Learn more about the commands to manage Azure ML environments.

All registered environments will persist in the Azure Machine Learning workspace and can be used whenever you want to train a model or run a job.

Create a dataset asset

The data scientist gives you the Python notebook and a CSV dataset. You want to run the notebook on the compute instance you created, to test training the model in the Azure Machine Learning workspace. You could upload the CSV dataset to the compute instance, but after testing, you want to train the model with a compute cluster. To make it more future-proof, you want to upload the CSV to a datastore connected to the workspace and create a dataset that refers to the CSV to use when training the model.

You have the CSV as a local file on your computer.
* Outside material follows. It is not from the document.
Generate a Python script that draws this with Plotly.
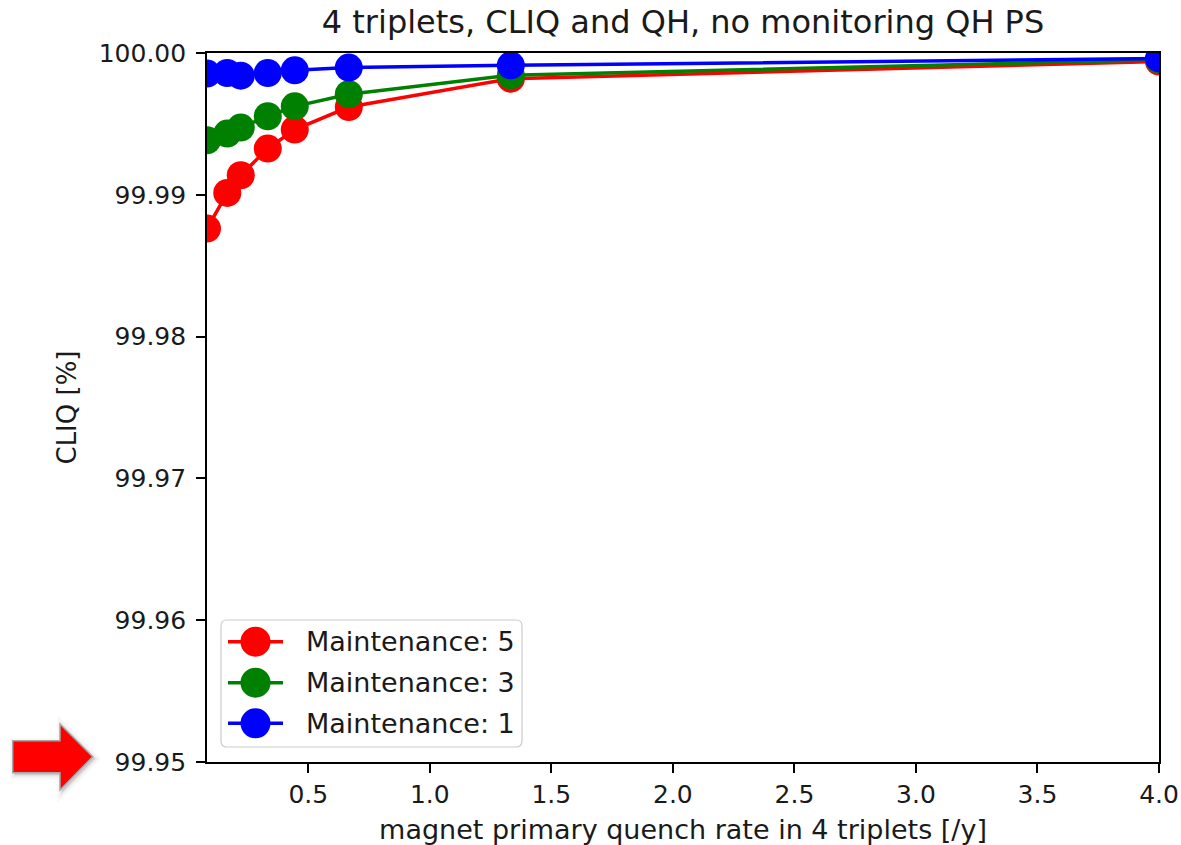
import plotly.graph_objects as go

# Primary quench rate in 4 triplets [/y]
quench_rate = [4 / 48, 4 / 24, 4 / 18, 4 / 12, 4 / 9, 4 / 6, 4 / 3, 4 / 1]

# CLIQ availability [%] per maintenance interval
cliq_maint_5 = [99.98762, 99.99013, 99.99138, 99.99326, 99.99460, 99.99619, 99.99819, 99.99940]
cliq_maint_3 = [99.99384, 99.99432, 99.99474, 99.99554, 99.99624, 99.99709, 99.99843, 99.99952]
cliq_maint_1 = [99.99855, 99.99859, 99.99840, 99.99859, 99.99878, 99.99897, 99.99913, 99.99962]

series_names = ["Maintenance: 5", "Maintenance: 3", "Maintenance: 1"]
series_colors = ["#ff0000", "#008000", "#0000ff"]

x_ticks = [0.5, 1.0, 1.5, 2.0, 2.5, 3.0, 3.5, 4.0]
y_ticks = [99.95, 99.96, 99.97, 99.98, 99.99, 100.00]

W, H = 1181, 845
ML, MR, MT, MB = 207, 22, 53, 83
PW, PH = W - ML - MR, H - MT - MB
FONT = "DejaVu Sans"
INK = "#1a1a1a"


def px(x):
    return (x - ML) / PW


def py(y):
    return (H - MB - y) / PH


fig = go.Figure()
for vals, name, color in zip([cliq_maint_5, cliq_maint_3, cliq_maint_1], series_names, series_colors):
    fig.add_trace(go.Scatter(
        x=quench_rate, y=vals, name=name, mode="lines+markers",
        line=dict(color=color, width=3.5),
        marker=dict(color=color, size=28, line=dict(width=0)),
        cliponaxis=True, showlegend=False,
    ))

axis_common = dict(
    showline=True, linecolor="black", linewidth=1.6, mirror=True,
    ticks="outside", ticklen=9, tickwidth=1.6, tickcolor="black",
    showgrid=False, zeroline=False, automargin=False,
    tickfont=dict(family=FONT, size=25, color=INK),
)

fig.update_xaxes(
    range=[quench_rate[0], 4.0], tickvals=x_ticks,
    ticktext=[f"{v:.1f}" for v in x_ticks],
    title_text="magnet primary quench rate in 4 triplets [/y]", title_standoff=16,
    title_font=dict(family=FONT, size=27, color=INK),
    **axis_common,
)
fig.update_yaxes(
    range=[99.95, 100.0], tickvals=y_ticks,
    ticktext=[f"{v:.2f}" for v in y_ticks],
    title_text="CLIQ [%]", title_standoff=15, ticklabelstandoff=5,
    title_font=dict(family=FONT, size=26, color=INK),
    **axis_common,
)

shapes = []
annotations = []

# Legend frame with rounded corners
lx0, lx1, ly0, ly1, r = 221, 522, 620, 747, 6


def rounded_rect(x0, y0, x1, y1, rad):
    pts = [
        f"M {px(x0 + rad)} {py(y0)}",
        f"L {px(x1 - rad)} {py(y0)}",
        f"Q {px(x1)} {py(y0)} {px(x1)} {py(y0 + rad)}",
        f"L {px(x1)} {py(y1 - rad)}",
        f"Q {px(x1)} {py(y1)} {px(x1 - rad)} {py(y1)}",
        f"L {px(x0 + rad)} {py(y1)}",
        f"Q {px(x0)} {py(y1)} {px(x0)} {py(y1 - rad)}",
        f"L {px(x0)} {py(y0 + rad)}",
        f"Q {px(x0)} {py(y0)} {px(x0 + rad)} {py(y0)}",
        "Z",
    ]
    return " ".join(pts)


shapes.append(dict(type="path", xref="paper", yref="paper", layer="above",
                   path=rounded_rect(lx0, ly0, lx1, ly1, r),
                   fillcolor="rgba(255,255,255,0.8)", line=dict(color="#cccccc", width=1.2)))

row_y = [641.7, 682.7, 723.3]
for yy, name, color in zip(row_y, series_names, series_colors):
    shapes.append(dict(type="line", xref="paper", yref="paper", layer="above",
                       x0=px(228), x1=px(283), y0=py(yy), y1=py(yy),
                       line=dict(color=color, width=3.5)))
    rad = 15
    shapes.append(dict(type="circle", xref="paper", yref="paper", layer="above",
                       x0=px(255.5 - rad), x1=px(255.5 + rad), y0=py(yy + rad), y1=py(yy - rad),
                       fillcolor=color, line=dict(width=0)))
    annotations.append(dict(xref="paper", yref="paper", x=px(304), y=py(yy),
                            xanchor="left", yanchor="middle", showarrow=False, text=name,
                            font=dict(family=FONT, size=27, color=INK)))

# Red arrow pointing at the lower axis limit, with a soft shadow
arrow_pts = [(12.7, 740.7), (60, 740.7), (60, 724), (92.7, 756.7), (60, 790), (60, 772.7), (12.7, 772.7)]


def arrow_path(dx, dy):
    p = " L ".join(f"{px(x + dx)} {py(y + dy)}" for x, y in arrow_pts)
    return f"M {p} Z"


for off, op, lw in [(2, 0.03, 9), (2, 0.04, 5), (2, 0.05, 2)]:
    shapes.append(dict(type="path", xref="paper", yref="paper", layer="above",
                       path=arrow_path(off, off), fillcolor=f"rgba(0,0,0,{op})",
                       line=dict(color=f"rgba(0,0,0,{op})", width=lw)))
shapes.append(dict(type="path", xref="paper", yref="paper", layer="above",
                   path=arrow_path(0, 0), fillcolor="#ff0000",
                   line=dict(color="#a6a6a6", width=1.5)))

fig.update_layout(
    width=W, height=H,
    margin=dict(l=ML, r=MR, t=MT, b=MB, autoexpand=False),
    paper_bgcolor="white", plot_bgcolor="white",
    title=dict(text="4 triplets, CLIQ and QH, no monitoring QH PS",
               x=0.5, xref="paper", xanchor="center",
               y=1 - 22 / H, yanchor="middle",
               font=dict(family=FONT, size=32, color=INK)),
    shapes=shapes, annotations=annotations,
    showlegend=False,
)

fig.write_html("out.html")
Using the CLI (v2), you create a dataset asset in the workspace. Azure Machine Learning will then automatically upload the CSV to the workspace's default datastore. The default datastore is the storage account that was created together with the workspace, unless you change it.

To create a dataset asset from a local file, you'll need to:

  • Create a YAML specification file referring to the local file.
  • Run the az ml dataset create command.

In the YAML file you'll include:

  • The name of the dataset asset as it will show in the workspace.
  • The version of the dataset asset.
  • The local path to the data file.
  • Optionally, you can add a description.

Store the YAML file and the CSV dataset somewhere on your computer:

$schema: https://azuremlschemas.azureedge.net/latest/asset.schema.json
name: customer-churn-data
version: 1
local_path: customer-churn.csv
description: Dataset pointing to customer churn CSV on local computer. Data will be uploaded to default datastore.

From the shell prompt, navigate to the folder that contains the YAML file and CSV. Then, you run the command to create the dataset in the workspace:

az ml dataset create --file data-local-path.yml

As the data is uploaded to the default datastore, the progress of uploading the data is shown in the prompt. Once it's completed, the dataset will show up in the Datasets tab of your workspace when opening the Azure ML Studio. Or you can list all datasets within the workspace using the list command:

az ml dataset list

Learn more about the commands to manage Azure ML dataset assets.

The dataset is now available for anyone with access to the workspace. When you train a model by running a job, you can refer to the dataset to use it as input for the job.

Important

You can use YAML files to define the configuration when you create assets such as compute, environments and datasets with the CLI (v2). Find more examples of the YAML files used to create assets in the Azure Machine Learning examples repository for the CLI (v2).